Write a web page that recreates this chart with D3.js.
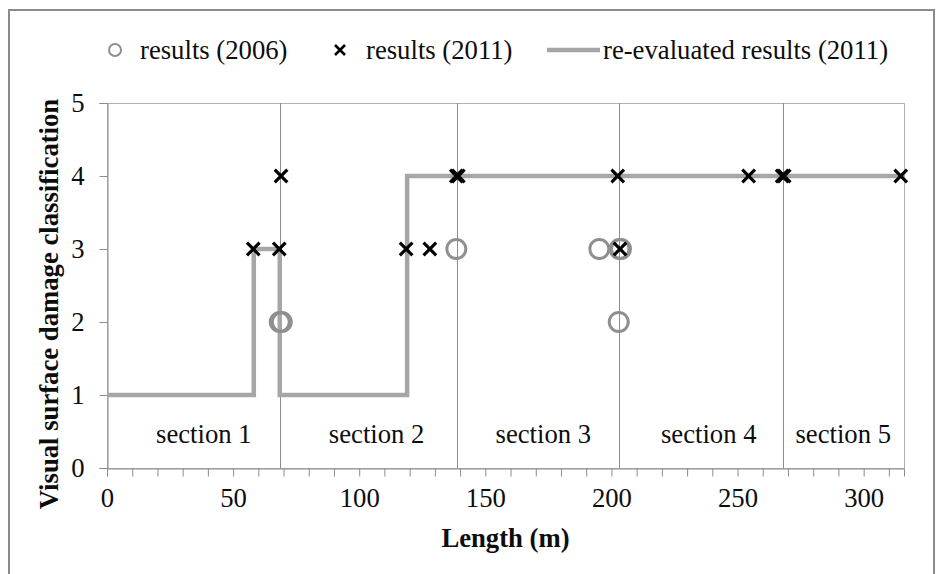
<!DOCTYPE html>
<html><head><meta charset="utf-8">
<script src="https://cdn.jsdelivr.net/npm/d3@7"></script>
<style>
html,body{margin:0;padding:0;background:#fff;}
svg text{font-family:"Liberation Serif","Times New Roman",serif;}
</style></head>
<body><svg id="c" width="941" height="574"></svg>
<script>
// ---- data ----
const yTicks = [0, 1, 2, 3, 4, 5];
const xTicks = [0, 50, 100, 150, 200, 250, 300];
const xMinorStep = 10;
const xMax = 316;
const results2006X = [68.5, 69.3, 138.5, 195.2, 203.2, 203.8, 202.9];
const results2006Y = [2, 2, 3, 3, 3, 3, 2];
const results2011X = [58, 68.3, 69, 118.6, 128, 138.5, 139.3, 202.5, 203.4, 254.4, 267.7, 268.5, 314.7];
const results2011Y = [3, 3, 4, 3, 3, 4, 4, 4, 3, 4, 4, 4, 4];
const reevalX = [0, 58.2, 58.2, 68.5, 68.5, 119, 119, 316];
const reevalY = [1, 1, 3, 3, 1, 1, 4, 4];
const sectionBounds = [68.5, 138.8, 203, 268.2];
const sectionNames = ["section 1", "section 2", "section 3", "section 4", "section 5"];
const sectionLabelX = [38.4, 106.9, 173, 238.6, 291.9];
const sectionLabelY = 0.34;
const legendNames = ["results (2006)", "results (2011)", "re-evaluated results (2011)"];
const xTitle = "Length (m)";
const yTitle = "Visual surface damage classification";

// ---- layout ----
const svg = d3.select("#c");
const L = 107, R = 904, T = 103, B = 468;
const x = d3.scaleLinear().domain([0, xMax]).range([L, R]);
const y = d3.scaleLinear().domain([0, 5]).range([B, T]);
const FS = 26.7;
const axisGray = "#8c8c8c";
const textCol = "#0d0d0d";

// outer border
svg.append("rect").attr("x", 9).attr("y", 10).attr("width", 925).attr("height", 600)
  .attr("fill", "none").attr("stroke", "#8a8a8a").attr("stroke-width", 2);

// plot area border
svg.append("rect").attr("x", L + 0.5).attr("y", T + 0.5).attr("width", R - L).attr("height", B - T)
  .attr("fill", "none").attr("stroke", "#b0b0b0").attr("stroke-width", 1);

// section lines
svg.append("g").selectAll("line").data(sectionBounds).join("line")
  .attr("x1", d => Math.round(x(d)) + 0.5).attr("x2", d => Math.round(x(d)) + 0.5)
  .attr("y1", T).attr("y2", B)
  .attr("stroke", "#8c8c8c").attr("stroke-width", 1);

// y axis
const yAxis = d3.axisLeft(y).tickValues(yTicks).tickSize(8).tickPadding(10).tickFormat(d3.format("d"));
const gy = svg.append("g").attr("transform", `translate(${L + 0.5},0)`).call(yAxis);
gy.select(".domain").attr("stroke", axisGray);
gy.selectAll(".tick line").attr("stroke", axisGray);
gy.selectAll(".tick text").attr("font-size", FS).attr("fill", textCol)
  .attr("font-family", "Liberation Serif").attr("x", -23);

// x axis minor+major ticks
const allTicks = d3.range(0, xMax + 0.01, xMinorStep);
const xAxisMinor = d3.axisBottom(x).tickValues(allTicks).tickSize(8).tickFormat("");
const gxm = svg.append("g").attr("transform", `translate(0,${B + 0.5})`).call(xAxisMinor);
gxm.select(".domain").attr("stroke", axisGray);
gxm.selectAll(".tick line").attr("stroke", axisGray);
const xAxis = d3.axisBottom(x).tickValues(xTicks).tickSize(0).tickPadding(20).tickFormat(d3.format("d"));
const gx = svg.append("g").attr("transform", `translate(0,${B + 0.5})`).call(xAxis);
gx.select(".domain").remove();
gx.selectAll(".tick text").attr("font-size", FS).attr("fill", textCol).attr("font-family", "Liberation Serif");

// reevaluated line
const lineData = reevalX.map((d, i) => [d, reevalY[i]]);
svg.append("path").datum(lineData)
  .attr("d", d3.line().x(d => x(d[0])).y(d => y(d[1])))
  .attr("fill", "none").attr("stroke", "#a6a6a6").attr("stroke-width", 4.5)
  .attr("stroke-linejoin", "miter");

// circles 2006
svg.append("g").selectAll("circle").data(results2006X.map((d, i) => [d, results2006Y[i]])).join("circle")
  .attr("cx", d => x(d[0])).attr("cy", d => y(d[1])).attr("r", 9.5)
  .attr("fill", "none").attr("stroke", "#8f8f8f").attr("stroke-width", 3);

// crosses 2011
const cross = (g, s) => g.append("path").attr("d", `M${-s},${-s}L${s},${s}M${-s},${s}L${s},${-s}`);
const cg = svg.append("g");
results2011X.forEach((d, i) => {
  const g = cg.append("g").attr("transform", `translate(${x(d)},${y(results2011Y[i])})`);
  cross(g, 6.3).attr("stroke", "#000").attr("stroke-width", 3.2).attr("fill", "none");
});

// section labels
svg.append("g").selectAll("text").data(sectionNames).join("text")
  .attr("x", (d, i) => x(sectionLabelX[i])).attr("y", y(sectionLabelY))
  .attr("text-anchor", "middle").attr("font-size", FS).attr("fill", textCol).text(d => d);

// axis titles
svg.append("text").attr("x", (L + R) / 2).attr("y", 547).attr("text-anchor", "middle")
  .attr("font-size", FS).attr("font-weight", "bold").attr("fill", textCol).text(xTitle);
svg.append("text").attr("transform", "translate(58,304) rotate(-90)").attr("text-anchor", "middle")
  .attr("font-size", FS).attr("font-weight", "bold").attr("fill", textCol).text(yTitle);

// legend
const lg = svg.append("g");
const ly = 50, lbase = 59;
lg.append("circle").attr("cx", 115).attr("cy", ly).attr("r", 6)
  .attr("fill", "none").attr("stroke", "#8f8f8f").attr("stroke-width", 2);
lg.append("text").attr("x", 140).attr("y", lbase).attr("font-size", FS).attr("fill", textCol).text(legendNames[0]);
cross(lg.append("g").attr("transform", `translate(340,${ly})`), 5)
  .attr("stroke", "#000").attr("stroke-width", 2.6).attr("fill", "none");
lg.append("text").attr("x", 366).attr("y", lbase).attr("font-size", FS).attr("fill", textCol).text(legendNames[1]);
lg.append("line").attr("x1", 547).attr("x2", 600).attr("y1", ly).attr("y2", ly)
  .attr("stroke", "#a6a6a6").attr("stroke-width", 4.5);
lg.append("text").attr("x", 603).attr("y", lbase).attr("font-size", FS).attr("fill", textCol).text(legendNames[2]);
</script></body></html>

▶ Written problem
Make an exact copy of all the material, but keep the pictures out of it.

▶ Task answer
Write a web page that recreates this chart with D3.js.
<!DOCTYPE html>
<html><head><meta charset="utf-8">
<script src="https://cdn.jsdelivr.net/npm/d3@7"></script>
<style>
html,body{margin:0;padding:0;background:#fff;}
svg text{font-family:"Liberation Serif","Times New Roman",serif;}
</style></head>
<body><svg id="c" width="941" height="574"></svg>
<script>
// ---- data ----
const yTicks = [0, 1, 2, 3, 4, 5];
const xTicks = [0, 50, 100, 150, 200, 250, 300];
const xMinorStep = 10;
const xMax = 316;
const results2006X = [68.5, 69.3, 138.5, 195.2, 203.2, 203.8, 202.9];
const results2006Y = [2, 2, 3, 3, 3, 3, 2];
const results2011X = [58, 68.3, 69, 118.6, 128, 138.5, 139.3, 202.5, 203.4, 254.4, 267.7, 268.5, 314.7];
const results2011Y = [3, 3, 4, 3, 3, 4, 4, 4, 3, 4, 4, 4, 4];
const reevalX = [0, 58.2, 58.2, 68.5, 68.5, 119, 119, 316];
const reevalY = [1, 1, 3, 3, 1, 1, 4, 4];
const sectionBounds = [68.5, 138.8, 203, 268.2];
const sectionNames = ["section 1", "section 2", "section 3", "section 4", "section 5"];
const sectionLabelX = [38.4, 106.9, 173, 238.6, 291.9];
const sectionLabelY = 0.34;
const legendNames = ["results (2006)", "results (2011)", "re-evaluated results (2011)"];
const xTitle = "Length (m)";
const yTitle = "Visual surface damage classification";

// ---- layout ----
const svg = d3.select("#c");
const L = 107, R = 904, T = 103, B = 468;
const x = d3.scaleLinear().domain([0, xMax]).range([L, R]);
const y = d3.scaleLinear().domain([0, 5]).range([B, T]);
const FS = 26.7;
const axisGray = "#8c8c8c";
const textCol = "#0d0d0d";

// outer border
svg.append("rect").attr("x", 9).attr("y", 10).attr("width", 925).attr("height", 600)
  .attr("fill", "none").attr("stroke", "#8a8a8a").attr("stroke-width", 2);

// plot area border
svg.append("rect").attr("x", L + 0.5).attr("y", T + 0.5).attr("width", R - L).attr("height", B - T)
  .attr("fill", "none").attr("stroke", "#b0b0b0").attr("stroke-width", 1);

// section lines
svg.append("g").selectAll("line").data(sectionBounds).join("line")
  .attr("x1", d => Math.round(x(d)) + 0.5).attr("x2", d => Math.round(x(d)) + 0.5)
  .attr("y1", T).attr("y2", B)
  .attr("stroke", "#8c8c8c").attr("stroke-width", 1);

// y axis
const yAxis = d3.axisLeft(y).tickValues(yTicks).tickSize(8).tickPadding(10).tickFormat(d3.format("d"));
const gy = svg.append("g").attr("transform", `translate(${L + 0.5},0)`).call(yAxis);
gy.select(".domain").attr("stroke", axisGray);
gy.selectAll(".tick line").attr("stroke", axisGray);
gy.selectAll(".tick text").attr("font-size", FS).attr("fill", textCol)
  .attr("font-family", "Liberation Serif").attr("x", -23);

// x axis minor+major ticks
const allTicks = d3.range(0, xMax + 0.01, xMinorStep);
const xAxisMinor = d3.axisBottom(x).tickValues(allTicks).tickSize(8).tickFormat("");
const gxm = svg.append("g").attr("transform", `translate(0,${B + 0.5})`).call(xAxisMinor);
gxm.select(".domain").attr("stroke", axisGray);
gxm.selectAll(".tick line").attr("stroke", axisGray);
const xAxis = d3.axisBottom(x).tickValues(xTicks).tickSize(0).tickPadding(20).tickFormat(d3.format("d"));
const gx = svg.append("g").attr("transform", `translate(0,${B + 0.5})`).call(xAxis);
gx.select(".domain").remove();
gx.selectAll(".tick text").attr("font-size", FS).attr("fill", textCol).attr("font-family", "Liberation Serif");

// reevaluated line
const lineData = reevalX.map((d, i) => [d, reevalY[i]]);
svg.append("path").datum(lineData)
  .attr("d", d3.line().x(d => x(d[0])).y(d => y(d[1])))
  .attr("fill", "none").attr("stroke", "#a6a6a6").attr("stroke-width", 4.5)
  .attr("stroke-linejoin", "miter");

// circles 2006
svg.append("g").selectAll("circle").data(results2006X.map((d, i) => [d, results2006Y[i]])).join("circle")
  .attr("cx", d => x(d[0])).attr("cy", d => y(d[1])).attr("r", 9.5)
  .attr("fill", "none").attr("stroke", "#8f8f8f").attr("stroke-width", 3);

// crosses 2011
const cross = (g, s) => g.append("path").attr("d", `M${-s},${-s}L${s},${s}M${-s},${s}L${s},${-s}`);
const cg = svg.append("g");
results2011X.forEach((d, i) => {
  const g = cg.append("g").attr("transform", `translate(${x(d)},${y(results2011Y[i])})`);
  cross(g, 6.3).attr("stroke", "#000").attr("stroke-width", 3.2).attr("fill", "none");
});

// section labels
svg.append("g").selectAll("text").data(sectionNames).join("text")
  .attr("x", (d, i) => x(sectionLabelX[i])).attr("y", y(sectionLabelY))
  .attr("text-anchor", "middle").attr("font-size", FS).attr("fill", textCol).text(d => d);

// axis titles
svg.append("text").attr("x", (L + R) / 2).attr("y", 547).attr("text-anchor", "middle")
  .attr("font-size", FS).attr("font-weight", "bold").attr("fill", textCol).text(xTitle);
svg.append("text").attr("transform", "translate(58,304) rotate(-90)").attr("text-anchor", "middle")
  .attr("font-size", FS).attr("font-weight", "bold").attr("fill", textCol).text(yTitle);

// legend
const lg = svg.append("g");
const ly = 50, lbase = 59;
lg.append("circle").attr("cx", 115).attr("cy", ly).attr("r", 6)
  .attr("fill", "none").attr("stroke", "#8f8f8f").attr("stroke-width", 2);
lg.append("text").attr("x", 140).attr("y", lbase).attr("font-size", FS).attr("fill", textCol).text(legendNames[0]);
cross(lg.append("g").attr("transform", `translate(340,${ly})`), 5)
  .attr("stroke", "#000").attr("stroke-width", 2.6).attr("fill", "none");
lg.append("text").attr("x", 366).attr("y", lbase).attr("font-size", FS).attr("fill", textCol).text(legendNames[1]);
lg.append("line").attr("x1", 547).attr("x2", 600).attr("y1", ly).attr("y2", ly)
  .attr("stroke", "#a6a6a6").attr("stroke-width", 4.5);
lg.append("text").attr("x", 603).attr("y", lbase).attr("font-size", FS).attr("fill", textCol).text(legendNames[2]);
</script></body></html>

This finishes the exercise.